··· Information supplied

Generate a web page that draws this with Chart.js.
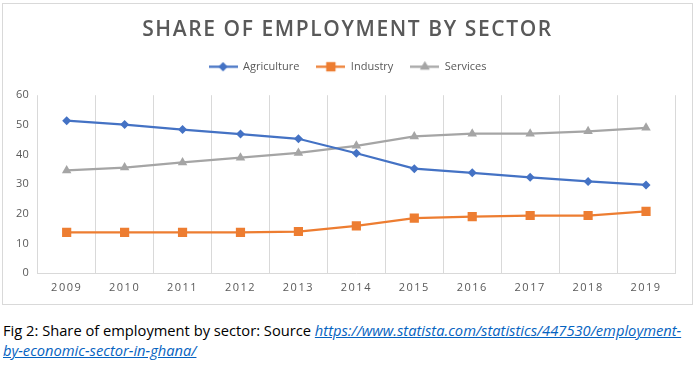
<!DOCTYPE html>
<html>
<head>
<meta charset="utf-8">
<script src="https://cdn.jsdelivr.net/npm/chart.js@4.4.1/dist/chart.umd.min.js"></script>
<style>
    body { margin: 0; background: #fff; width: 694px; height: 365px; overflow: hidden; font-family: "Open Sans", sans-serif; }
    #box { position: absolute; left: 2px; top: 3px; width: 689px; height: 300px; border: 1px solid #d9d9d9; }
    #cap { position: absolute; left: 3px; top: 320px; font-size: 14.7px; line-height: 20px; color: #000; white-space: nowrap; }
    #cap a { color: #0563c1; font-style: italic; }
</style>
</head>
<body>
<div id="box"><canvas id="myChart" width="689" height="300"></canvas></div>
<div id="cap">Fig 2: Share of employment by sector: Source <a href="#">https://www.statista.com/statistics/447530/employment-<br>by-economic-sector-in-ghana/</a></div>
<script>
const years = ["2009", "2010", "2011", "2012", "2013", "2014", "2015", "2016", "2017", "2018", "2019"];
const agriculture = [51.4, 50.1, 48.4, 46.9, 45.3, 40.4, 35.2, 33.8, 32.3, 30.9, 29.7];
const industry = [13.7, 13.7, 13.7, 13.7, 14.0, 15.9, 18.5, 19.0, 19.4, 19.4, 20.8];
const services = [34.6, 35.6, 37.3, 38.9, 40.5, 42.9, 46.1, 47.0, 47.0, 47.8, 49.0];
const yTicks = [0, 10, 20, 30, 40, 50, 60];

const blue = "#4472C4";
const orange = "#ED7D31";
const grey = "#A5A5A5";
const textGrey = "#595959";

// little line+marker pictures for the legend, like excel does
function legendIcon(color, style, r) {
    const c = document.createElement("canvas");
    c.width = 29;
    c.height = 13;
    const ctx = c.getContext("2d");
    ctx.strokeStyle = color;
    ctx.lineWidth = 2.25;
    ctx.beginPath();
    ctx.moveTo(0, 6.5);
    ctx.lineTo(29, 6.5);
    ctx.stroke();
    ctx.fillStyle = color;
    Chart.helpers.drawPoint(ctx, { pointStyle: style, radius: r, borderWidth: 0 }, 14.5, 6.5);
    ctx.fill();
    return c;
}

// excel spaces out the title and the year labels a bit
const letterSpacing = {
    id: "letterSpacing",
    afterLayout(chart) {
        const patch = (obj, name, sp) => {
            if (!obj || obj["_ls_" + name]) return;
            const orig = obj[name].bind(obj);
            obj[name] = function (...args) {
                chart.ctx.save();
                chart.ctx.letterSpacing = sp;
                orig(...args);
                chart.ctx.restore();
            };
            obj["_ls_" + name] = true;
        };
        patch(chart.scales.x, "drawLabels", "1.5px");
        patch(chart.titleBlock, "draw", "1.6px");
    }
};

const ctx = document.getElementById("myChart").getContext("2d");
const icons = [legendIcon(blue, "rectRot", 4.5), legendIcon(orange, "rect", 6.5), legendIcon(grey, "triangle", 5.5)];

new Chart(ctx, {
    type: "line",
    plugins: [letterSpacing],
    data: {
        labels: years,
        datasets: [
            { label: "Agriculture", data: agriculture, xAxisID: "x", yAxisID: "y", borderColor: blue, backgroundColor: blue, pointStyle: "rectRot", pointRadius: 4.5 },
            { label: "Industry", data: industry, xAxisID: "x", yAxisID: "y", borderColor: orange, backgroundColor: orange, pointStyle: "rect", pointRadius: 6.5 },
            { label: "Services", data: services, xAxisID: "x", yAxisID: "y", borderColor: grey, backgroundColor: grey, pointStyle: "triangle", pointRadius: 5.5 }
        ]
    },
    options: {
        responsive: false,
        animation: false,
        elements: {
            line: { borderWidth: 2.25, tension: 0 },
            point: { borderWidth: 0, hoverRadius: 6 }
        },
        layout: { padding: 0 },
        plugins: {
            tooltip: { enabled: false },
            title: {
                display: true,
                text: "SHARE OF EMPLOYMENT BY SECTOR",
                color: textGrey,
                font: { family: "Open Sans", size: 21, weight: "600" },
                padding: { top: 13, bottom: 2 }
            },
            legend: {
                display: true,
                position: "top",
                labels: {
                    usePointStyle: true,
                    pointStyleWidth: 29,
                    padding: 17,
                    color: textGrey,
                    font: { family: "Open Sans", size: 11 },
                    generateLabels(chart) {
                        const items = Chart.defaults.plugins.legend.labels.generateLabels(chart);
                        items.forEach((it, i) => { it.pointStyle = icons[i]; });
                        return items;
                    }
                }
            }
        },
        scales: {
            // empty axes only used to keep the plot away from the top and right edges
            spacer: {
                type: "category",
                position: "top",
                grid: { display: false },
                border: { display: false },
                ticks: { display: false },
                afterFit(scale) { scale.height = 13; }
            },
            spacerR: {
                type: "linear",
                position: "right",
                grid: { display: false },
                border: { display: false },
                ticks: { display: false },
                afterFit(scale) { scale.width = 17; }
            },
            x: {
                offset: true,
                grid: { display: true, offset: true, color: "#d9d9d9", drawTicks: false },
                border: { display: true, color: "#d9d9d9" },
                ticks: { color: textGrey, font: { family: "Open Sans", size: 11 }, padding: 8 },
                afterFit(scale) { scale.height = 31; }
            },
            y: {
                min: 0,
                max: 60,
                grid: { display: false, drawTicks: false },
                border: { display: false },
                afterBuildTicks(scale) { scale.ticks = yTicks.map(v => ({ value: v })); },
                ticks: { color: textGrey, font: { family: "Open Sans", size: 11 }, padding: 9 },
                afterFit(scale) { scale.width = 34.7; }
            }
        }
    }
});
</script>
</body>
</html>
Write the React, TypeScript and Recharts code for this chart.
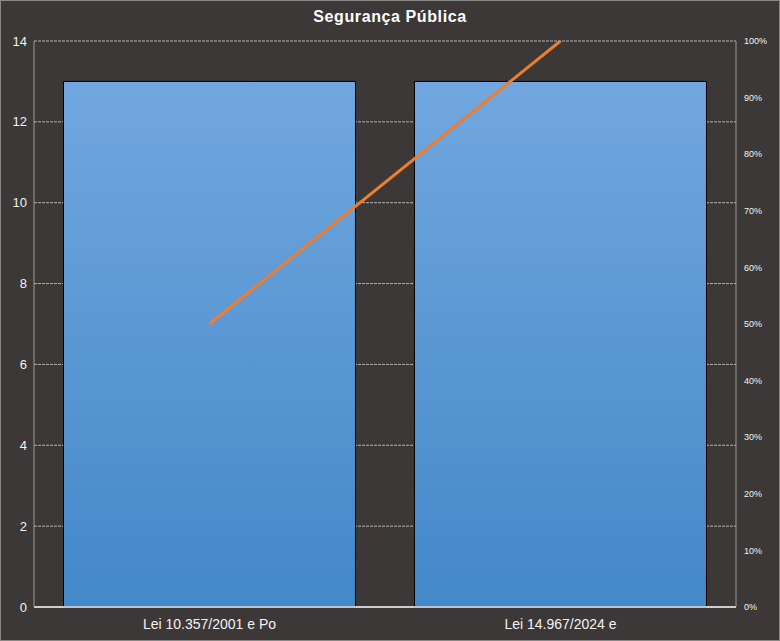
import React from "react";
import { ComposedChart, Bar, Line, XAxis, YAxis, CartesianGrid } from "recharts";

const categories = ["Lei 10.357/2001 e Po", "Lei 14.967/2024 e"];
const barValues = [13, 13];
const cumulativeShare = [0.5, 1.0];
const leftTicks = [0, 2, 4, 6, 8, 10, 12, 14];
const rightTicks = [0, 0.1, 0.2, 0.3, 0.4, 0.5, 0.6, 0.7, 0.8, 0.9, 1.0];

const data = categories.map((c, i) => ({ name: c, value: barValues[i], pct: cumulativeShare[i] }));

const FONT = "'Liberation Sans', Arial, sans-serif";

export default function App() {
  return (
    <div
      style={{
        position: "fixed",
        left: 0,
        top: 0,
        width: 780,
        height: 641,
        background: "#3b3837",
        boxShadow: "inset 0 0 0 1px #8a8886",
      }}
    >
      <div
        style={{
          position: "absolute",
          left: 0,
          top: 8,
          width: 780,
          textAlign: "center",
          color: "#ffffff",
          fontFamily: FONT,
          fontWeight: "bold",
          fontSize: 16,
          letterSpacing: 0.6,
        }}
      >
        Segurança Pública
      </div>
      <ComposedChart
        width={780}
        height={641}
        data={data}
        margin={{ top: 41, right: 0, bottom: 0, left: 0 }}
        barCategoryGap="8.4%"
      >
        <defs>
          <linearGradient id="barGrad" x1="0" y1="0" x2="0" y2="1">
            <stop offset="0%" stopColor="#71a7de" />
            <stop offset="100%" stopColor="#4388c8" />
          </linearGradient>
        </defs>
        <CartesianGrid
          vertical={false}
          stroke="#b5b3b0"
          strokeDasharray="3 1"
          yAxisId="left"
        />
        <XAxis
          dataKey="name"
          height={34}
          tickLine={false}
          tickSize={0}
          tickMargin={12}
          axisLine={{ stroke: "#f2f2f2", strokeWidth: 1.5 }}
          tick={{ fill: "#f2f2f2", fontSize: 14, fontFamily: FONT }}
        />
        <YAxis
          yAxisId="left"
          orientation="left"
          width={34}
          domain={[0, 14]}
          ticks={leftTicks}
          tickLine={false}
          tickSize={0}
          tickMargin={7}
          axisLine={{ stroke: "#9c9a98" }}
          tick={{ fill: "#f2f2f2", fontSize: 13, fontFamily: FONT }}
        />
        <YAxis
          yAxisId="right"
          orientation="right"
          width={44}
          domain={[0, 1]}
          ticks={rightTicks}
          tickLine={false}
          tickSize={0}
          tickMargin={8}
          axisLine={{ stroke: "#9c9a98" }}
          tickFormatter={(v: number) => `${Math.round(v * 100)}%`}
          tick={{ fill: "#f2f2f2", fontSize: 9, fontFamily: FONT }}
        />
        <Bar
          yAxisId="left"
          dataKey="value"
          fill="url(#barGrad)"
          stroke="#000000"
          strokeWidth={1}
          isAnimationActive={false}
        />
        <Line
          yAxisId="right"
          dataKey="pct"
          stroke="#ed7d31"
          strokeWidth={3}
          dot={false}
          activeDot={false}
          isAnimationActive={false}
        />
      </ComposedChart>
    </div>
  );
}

······

Search the data above for the string "this" and copy each line that has it.

**Full response**:
Generate a web page that draws this with Chart.js.
Write the React, TypeScript and Recharts code for this chart.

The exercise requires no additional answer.